The prediction market announced this pop-up with the kind of breathless enthusiasm usually reserved for Elon Musk product launches. The world’s first bar dedicated to monitoring situations. Bloomberg terminals. Live flight radar. All the trappings of serious financial operations, compressed into a temporary watering hole.
When journalists showed up for the preview, the Wi-Fi failed. All the displays went dark. It was embarrassing in the way only tech stunts can be, promising everything and delivering nothing but dead screens and probably frustrated staff members trying to debug network issues.
Screens and Self-Seriousness
By Sunday afternoon, when I visited, things had improved. Dozens of displays cycled through CNN, CNBC, C-SPAN, and various Polymarket interfaces. The rotating globe tracked global betting hotspots. There was even a game that let you try to match odds set by the platform’s collective wisdom.
I tried guessing on things like whether NVIDIA stock would hit $200 or if Congress would pass an AI regulation bill. My guesses were bad. The game’s feedback was brutal: “that guess was a hate crime against probability.”
The Congress prediction was listed at 30 percent. That number alone probably said everything you need to know about whether prediction market users live in the same reality as the rest of us.
What struck me was how aggressively normal everything tried to be. The menu was unchanged from when this was just Proper 21, a regular sports bar. No novelty cocktails with crypto puns. No massive discounts for opening an account. Just a pint glass with a label on it and a coaster someone could pocket.
Why Show Up in Person at All
Here’s where this gets interesting. Cryptocurrency companies don’t usually open bars. They don’t do three-day pop-ups in Washington. They build products and hope people use them. But Polymarket felt the need to bring its entire operation into physical space, to make it tangible and real and something you could sit down with over a drink.
That’s telling. Prediction markets operate in this weird zone where they’re simultaneously serious financial tools and kind of a joke. The fact that you can bet on whether a missile will hit a specific location, or pressure journalists into changing their reporting through death threats because you have money on the outcome, suggests something has gone wrong with the basic premise.
Polymarket didn’t respond to requests about whether this bar actually met any success metrics. Tech companies usually come to Washington to lobby, to shake hands with people who can help them. But Polymarket has an easier path: President Trump’s son is an investor and advisor, and the Trump administration dropped earlier enforcement efforts almost immediately.
The real business is happening elsewhere. Polymarket inked deals with Substack and Google to embed prediction data into their platforms. Those partnerships actually matter. A bar in DC for seventy-two hours? That’s marketing.

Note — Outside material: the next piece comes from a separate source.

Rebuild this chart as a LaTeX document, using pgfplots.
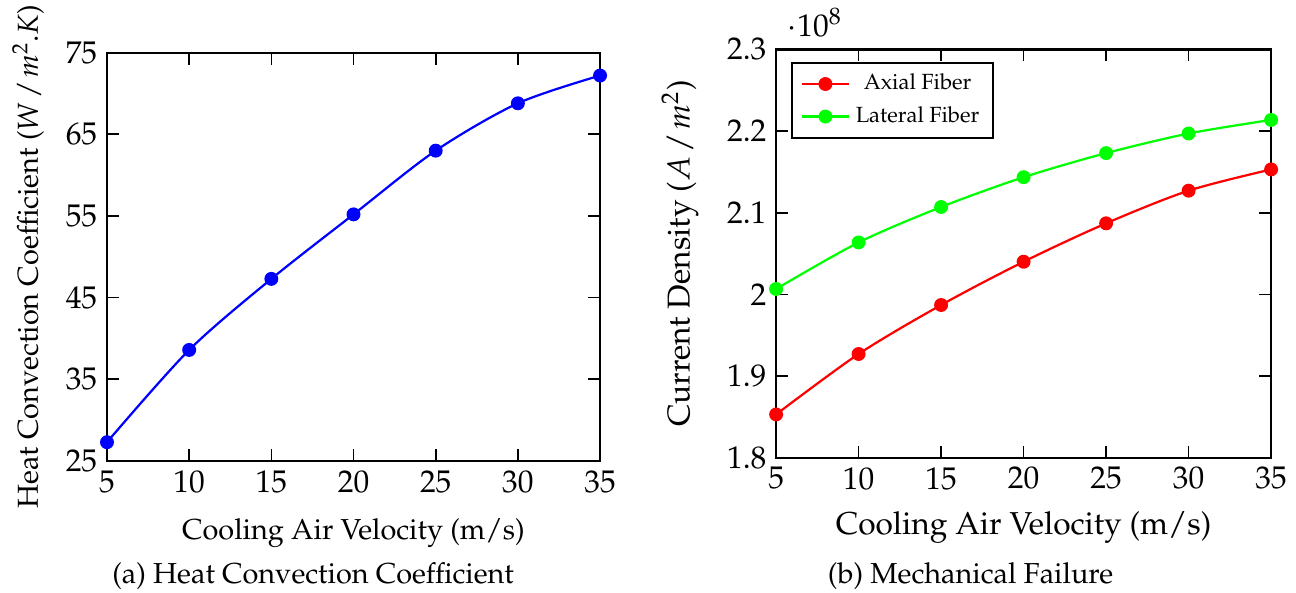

The Uncomfortable Questions
Outside the current circles of power in tech and politics, prediction markets still face serious problems. There’s the insider trading issue, which is banned in theory but nearly impossible to enforce on anonymous platforms. There’s the moral dimension of betting on violence and suffering. Arizona’s attorney general charged competitor Kalshi with running an illegal gambling operation.
And then there’s the user behavior issue. Research on Polymarket’s wallet addresses suggests that only between 7.5 and 30 percent of users actually make money. Most people lose. They lose and then, sometimes, they threaten journalists.
Polymarket’s February grocery store stunt in Manhattan offered free groceries, and the company hinted it might make The Situation Room a permanent thing. Maybe it will. Maybe it won’t. Either way, the exercise reveals something uncomfortable about what these platforms actually want: legitimacy, normalcy, the feeling of being a serious player in American business and culture.
But you can’t buy legitimacy with a temporary bar and a rotating globe. You earn it through restraint, enforcement of your own rules, and accepting that some things shouldn’t be bet on. The question is whether Polymarket ever figures that out, or whether it just keeps opening pop-ups until people stop thinking about what’s actually happening underneath.